The vast majority of business people focus on tactics to be successful – strategy, marketing, sales and systems.
Yet after doing this religiously for ten years still often complain that they have not achieved what they had hoped.
Is there something more they needed to work on to succeed at a high level in business?
I think there is: Their self image.
In my view, doing all the external tactical stuff can only get you so far, if you are being held back by inner feelings of not being deserving of business success, or not feeling that you’re good enough personally to succeed.
Self image affects our performance at work, in subtle yet impactful ways.
We present a little too timidly to win the account. We don’t dare to move the company forward in a new and better direction. We accept a medium level of revenue growth when we should be aiming for a record uplift. There’s a hundred ways our progress gets impeded by how we feel about ourselves deep down inside.
But enough about the problem, let’s look at some solutions.
From Dr Nathaniel Branden’s work in the Sixties to Professor Barbara Frederickson’s very recent research (she was born in the Sixties) a myriad of studies have been done on the way how we think about ourselves affects our performance, in work and life.
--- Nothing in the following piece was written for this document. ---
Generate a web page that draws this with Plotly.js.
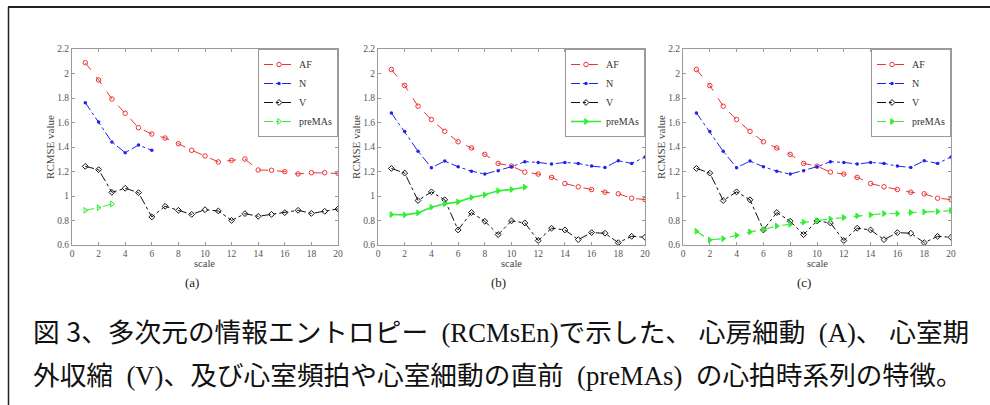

Here are two ways to increase to increase your self esteem and thereby improve your chances of succeeding in the business world.
Be Your Own Best Fan.
Too often we are the opposite – we are our harshest critic, slamming ourselves in private for perceived errors in public.
Those with high self esteem and high self efficacy are no less demanding of their performance, but also support themselves with their own thinking and self evaluation. They talk themselves up. They choose to interpret events in a positive way. They tell themselves that they can and will achieve.
Doing this takes considerable self discipline, but with consistent effort we can become our most ardent supporters, rather than beating ourselves up inside. If we can pull it off then inevitably our business performance will improve.
Invest In Your Own Competence.
Generally the more competent you are at business skills the more confident you will be when doing them. Logical of course. Yet so many entrepreneurs and executives are happy to coast on their previous studies and accumulated experience rather than dedicating themselves to ever higher levels of learning and competence in their fields.
When you think about it, it’s clear that becoming highly competent has a dual reward. You get the benefits of that specific area of competence but you also feel better about yourself generally. In sports parlance, you feel more like a winner, which in turn leads to more confident actions/results.
Combine positive self talk with ever increasing task competence and you have a powerful synergy of internal and external self esteem boosters. It won’t be long before what you think of yourself changes – and then so will your entire future.